CU Algebraic Lie Theory Seminar

CU Algebraic Lie Theory Seminar


Applications of polytopes to the representation theory of Lie algebras

Tyrrell McAllister, Wyoming

November 12, 2009
2-3pm
Math 220

Abstract

Polyhedral geometry has long provided insight into the representations of Lie algebras. An early example of the polyhedral approach was the introduction of the Gelfand--Tsetlin polytopes in the 1950's. More recently, Berenstein and Zelevinsky in 2001 encoded tensor product multiplicities for semi-simple Lie algebras as the number of integer lattice points in certain families of polyhedra. These results have theoretical implications as well as concrete computational applications.

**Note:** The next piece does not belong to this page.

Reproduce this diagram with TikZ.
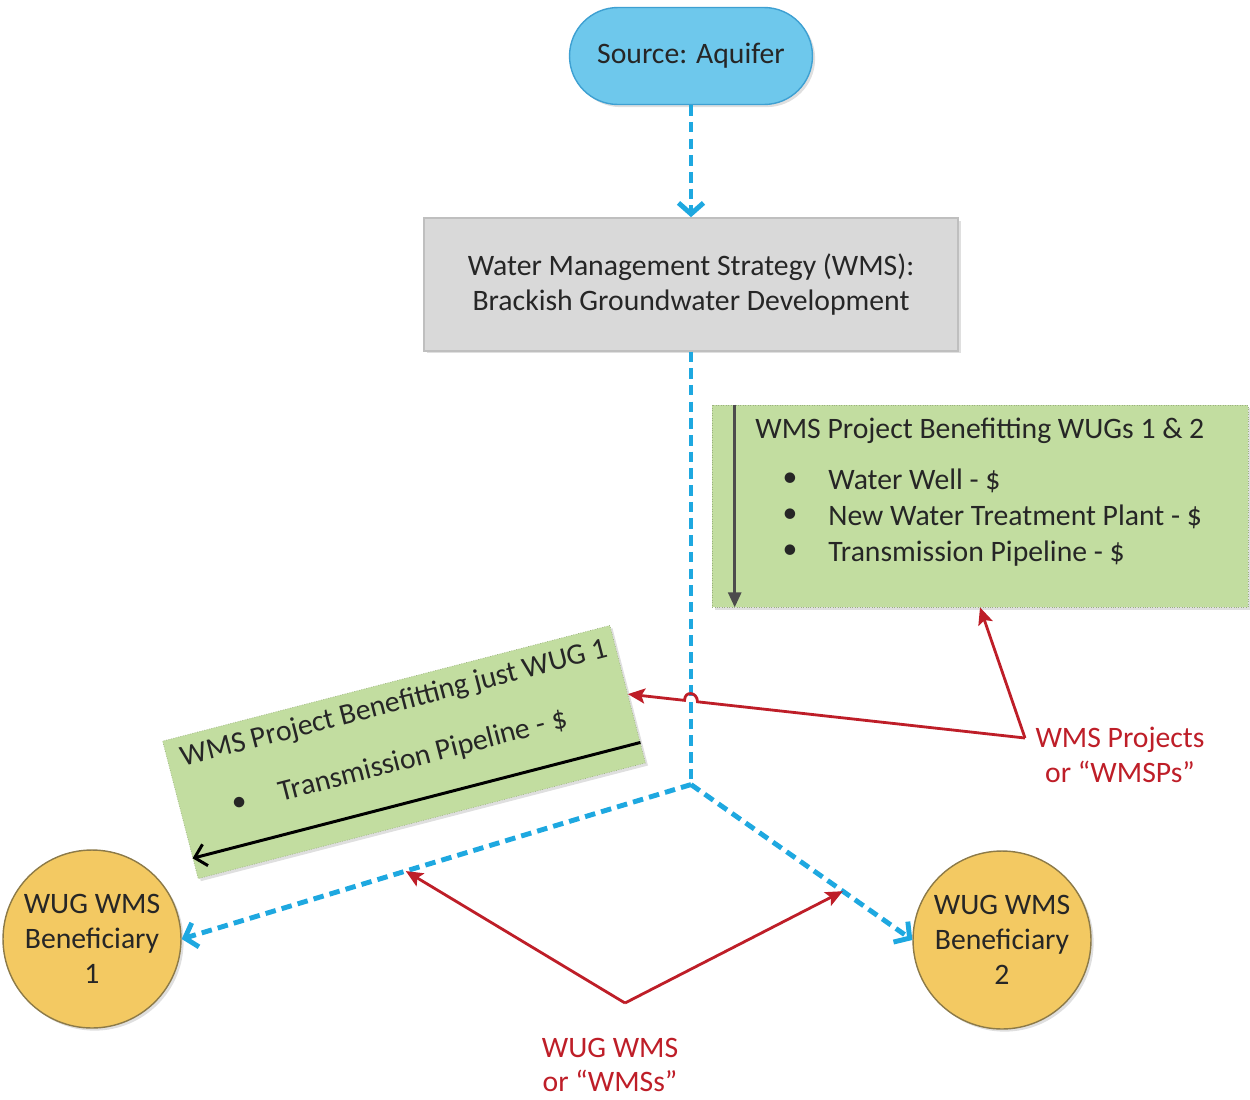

We discuss a particular combinatorial structure on Gelfand--Tsetlin polytopes, which we call their tiling poset. We use this combinatorial structure to compute the degrees of so-called "stretched Kostka coefficients", which express the dimension of a weight space as the parametrizing weights are scaled by an integer parameter. We also discuss applications of polyhedral algorithms to the computational complexity of tensor-product multiplicities. We mention some conjectures motivated by the polyhedral interpretation of these coefficients, including a conjecture that, if true, generalizes the Saturation Theorem of A. Knutson and T. Tao.